WHAT THE TASK ASKS.
Find and return each line containing "with".
## BEGIN EXERCISE INPUTS
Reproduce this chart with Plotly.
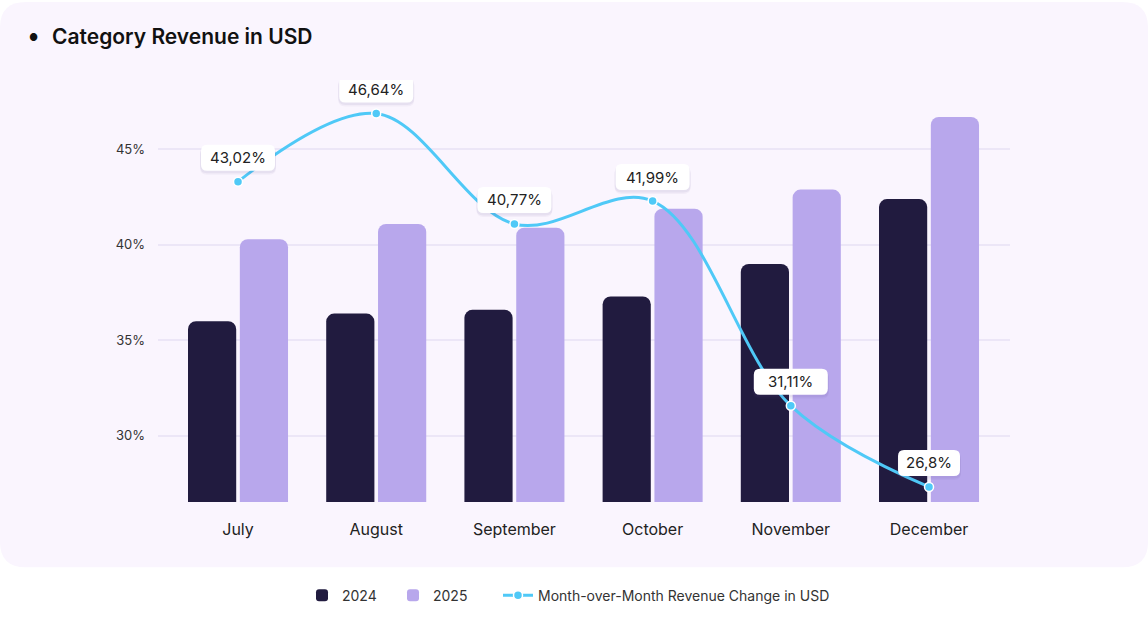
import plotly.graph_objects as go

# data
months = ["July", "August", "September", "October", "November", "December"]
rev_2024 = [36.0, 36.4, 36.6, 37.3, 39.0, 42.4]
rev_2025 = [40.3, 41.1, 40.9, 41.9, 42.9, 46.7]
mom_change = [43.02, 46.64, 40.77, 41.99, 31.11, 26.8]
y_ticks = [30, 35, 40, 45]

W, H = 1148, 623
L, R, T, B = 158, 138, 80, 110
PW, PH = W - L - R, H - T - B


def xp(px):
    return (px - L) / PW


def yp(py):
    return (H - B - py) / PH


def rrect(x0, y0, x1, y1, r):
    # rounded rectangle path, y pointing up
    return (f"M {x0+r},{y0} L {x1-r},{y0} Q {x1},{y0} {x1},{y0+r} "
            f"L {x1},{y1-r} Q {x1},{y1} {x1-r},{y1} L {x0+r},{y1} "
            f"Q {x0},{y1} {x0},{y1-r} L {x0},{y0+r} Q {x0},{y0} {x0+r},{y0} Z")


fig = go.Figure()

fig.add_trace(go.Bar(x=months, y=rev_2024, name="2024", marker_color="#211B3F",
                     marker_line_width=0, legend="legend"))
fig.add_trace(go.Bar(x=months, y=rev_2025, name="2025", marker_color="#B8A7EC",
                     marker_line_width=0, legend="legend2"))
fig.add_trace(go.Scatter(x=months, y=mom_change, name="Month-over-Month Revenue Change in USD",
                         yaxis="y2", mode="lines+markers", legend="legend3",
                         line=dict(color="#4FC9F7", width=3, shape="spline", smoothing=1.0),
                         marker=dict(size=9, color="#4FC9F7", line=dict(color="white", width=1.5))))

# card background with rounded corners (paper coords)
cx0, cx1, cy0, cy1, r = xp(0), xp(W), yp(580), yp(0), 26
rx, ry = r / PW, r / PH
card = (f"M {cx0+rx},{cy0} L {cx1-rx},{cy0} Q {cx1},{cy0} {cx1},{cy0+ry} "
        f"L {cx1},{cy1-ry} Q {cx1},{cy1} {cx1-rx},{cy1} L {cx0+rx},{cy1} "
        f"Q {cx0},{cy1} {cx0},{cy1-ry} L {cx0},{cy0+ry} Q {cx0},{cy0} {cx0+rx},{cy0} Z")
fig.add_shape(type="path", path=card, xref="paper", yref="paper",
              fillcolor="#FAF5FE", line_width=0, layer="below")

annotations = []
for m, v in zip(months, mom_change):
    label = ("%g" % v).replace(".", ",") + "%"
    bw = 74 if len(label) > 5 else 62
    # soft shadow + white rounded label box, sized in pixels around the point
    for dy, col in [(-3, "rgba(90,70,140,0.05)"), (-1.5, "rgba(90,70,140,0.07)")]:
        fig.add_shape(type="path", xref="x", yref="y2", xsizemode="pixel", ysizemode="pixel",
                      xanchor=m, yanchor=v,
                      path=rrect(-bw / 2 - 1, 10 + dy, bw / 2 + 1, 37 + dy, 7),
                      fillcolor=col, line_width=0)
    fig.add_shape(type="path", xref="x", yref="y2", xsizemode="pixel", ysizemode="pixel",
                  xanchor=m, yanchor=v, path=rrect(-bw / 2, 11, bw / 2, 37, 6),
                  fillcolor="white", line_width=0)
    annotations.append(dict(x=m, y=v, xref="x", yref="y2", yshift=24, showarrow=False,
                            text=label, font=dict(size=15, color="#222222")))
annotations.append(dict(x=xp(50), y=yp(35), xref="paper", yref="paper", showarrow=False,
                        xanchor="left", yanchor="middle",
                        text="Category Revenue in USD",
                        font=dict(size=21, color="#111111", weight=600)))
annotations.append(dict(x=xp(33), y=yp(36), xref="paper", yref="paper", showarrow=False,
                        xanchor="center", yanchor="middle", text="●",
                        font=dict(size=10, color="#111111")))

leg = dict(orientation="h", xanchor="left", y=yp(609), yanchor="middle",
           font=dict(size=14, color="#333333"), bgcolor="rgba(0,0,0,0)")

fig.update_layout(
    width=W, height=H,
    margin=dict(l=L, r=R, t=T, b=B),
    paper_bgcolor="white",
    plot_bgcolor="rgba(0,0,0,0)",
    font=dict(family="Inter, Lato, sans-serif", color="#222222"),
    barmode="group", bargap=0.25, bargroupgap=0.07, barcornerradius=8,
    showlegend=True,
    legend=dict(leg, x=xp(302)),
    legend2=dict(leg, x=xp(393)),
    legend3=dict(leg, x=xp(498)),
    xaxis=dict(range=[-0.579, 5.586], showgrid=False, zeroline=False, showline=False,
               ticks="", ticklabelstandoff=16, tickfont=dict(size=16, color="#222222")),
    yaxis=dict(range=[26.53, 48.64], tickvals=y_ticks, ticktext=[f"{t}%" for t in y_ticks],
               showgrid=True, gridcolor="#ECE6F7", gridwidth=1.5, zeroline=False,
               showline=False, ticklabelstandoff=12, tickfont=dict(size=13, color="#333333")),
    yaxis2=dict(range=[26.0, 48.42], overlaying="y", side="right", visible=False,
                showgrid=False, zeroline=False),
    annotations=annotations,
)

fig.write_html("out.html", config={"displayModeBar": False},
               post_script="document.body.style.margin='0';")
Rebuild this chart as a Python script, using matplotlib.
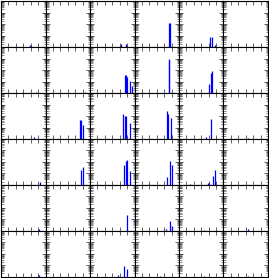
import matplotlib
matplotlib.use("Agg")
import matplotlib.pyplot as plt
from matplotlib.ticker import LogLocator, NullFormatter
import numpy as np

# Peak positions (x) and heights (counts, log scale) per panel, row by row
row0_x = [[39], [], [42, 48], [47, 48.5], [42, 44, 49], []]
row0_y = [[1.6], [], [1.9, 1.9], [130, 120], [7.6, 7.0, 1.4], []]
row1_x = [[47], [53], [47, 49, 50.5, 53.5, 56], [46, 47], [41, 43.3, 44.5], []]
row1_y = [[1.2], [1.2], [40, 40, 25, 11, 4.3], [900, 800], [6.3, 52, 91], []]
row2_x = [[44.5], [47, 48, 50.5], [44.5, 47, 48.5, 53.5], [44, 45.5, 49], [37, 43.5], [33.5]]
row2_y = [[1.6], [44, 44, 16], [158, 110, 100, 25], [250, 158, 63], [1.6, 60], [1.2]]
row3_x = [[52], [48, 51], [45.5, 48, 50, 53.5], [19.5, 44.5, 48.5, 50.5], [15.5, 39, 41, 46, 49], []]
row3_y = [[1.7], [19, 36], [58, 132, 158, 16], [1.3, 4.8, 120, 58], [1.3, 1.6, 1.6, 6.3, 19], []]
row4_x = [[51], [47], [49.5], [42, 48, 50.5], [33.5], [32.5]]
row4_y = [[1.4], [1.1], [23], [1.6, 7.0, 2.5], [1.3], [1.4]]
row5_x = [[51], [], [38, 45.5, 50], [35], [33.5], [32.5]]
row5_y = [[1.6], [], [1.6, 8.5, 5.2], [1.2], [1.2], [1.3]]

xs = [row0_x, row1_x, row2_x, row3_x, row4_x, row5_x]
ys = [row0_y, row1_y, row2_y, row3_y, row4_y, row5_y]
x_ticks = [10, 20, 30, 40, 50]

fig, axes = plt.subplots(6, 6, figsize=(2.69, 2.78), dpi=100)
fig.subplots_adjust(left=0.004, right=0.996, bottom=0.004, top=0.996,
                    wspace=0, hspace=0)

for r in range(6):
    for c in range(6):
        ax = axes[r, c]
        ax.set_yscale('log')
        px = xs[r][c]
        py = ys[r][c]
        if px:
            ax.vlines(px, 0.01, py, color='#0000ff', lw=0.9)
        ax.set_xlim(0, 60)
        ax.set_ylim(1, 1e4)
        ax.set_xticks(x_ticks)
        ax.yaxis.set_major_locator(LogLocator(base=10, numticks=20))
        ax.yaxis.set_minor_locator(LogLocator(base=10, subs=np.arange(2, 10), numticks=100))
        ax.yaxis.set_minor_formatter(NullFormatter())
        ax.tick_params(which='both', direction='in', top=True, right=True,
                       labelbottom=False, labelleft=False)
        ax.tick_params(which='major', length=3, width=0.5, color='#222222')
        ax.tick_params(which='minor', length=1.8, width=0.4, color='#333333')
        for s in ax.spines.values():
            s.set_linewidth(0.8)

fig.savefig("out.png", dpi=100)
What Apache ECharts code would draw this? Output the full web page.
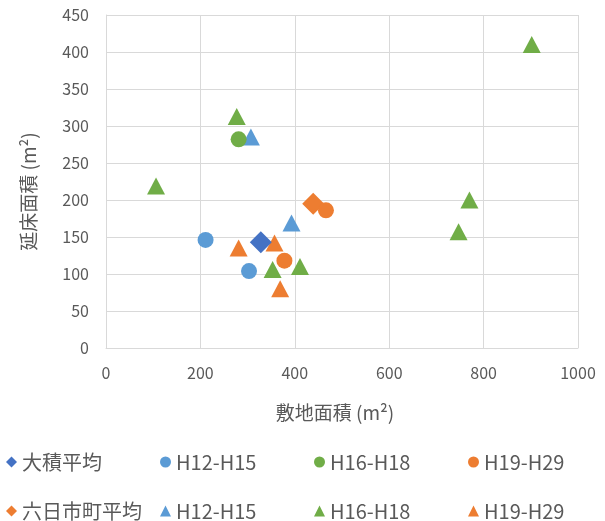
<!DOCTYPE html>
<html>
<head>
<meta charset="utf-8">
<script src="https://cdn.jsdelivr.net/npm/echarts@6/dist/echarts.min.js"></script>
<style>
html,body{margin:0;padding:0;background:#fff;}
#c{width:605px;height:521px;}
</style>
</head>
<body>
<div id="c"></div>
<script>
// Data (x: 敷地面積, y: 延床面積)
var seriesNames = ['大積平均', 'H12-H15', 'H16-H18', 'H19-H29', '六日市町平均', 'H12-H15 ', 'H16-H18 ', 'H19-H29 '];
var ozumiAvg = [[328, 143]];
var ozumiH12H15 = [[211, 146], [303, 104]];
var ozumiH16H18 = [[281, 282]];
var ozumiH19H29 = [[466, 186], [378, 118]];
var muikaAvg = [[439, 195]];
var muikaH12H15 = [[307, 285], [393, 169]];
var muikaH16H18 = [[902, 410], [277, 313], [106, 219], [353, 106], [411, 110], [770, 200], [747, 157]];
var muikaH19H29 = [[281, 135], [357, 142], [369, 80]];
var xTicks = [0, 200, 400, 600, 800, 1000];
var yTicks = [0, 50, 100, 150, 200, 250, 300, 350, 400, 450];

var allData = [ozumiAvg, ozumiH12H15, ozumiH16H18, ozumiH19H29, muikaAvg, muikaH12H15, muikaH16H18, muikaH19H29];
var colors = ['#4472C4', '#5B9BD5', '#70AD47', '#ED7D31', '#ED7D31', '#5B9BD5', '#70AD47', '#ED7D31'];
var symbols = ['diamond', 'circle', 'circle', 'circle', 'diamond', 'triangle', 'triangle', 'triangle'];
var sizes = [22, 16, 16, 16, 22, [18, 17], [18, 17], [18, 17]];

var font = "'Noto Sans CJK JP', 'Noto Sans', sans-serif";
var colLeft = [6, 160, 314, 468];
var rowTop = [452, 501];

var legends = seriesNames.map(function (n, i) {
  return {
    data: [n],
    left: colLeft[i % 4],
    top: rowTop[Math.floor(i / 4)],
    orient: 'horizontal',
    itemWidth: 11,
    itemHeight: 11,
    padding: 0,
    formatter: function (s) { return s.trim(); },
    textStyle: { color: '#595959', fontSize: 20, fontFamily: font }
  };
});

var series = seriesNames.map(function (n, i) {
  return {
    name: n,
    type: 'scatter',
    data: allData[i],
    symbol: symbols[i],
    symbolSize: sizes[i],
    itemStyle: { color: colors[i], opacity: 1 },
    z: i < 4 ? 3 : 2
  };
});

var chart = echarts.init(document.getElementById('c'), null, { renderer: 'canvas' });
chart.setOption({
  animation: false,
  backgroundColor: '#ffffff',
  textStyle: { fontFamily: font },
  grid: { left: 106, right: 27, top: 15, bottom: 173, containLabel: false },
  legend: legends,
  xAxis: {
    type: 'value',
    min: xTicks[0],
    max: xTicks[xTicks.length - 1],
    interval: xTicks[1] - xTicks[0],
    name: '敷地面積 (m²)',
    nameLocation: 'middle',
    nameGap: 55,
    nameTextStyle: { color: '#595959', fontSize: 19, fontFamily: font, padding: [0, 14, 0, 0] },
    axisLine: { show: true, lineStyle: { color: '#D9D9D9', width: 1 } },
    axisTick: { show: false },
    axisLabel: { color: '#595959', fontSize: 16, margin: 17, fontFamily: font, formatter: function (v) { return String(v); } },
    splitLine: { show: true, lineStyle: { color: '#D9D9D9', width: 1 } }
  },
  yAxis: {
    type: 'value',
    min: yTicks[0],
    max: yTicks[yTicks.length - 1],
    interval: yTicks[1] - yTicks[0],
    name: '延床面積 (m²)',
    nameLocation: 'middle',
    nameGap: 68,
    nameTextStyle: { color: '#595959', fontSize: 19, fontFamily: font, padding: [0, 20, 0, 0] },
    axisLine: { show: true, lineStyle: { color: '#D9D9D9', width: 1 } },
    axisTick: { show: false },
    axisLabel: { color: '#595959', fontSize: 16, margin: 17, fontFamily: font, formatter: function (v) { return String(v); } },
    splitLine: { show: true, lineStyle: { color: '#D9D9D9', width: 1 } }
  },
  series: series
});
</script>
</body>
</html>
## END EXERCISE INPUTS
SOLVED EXERCISE.
Reproduce this chart with Plotly.
# card background with rounded corners (paper coords)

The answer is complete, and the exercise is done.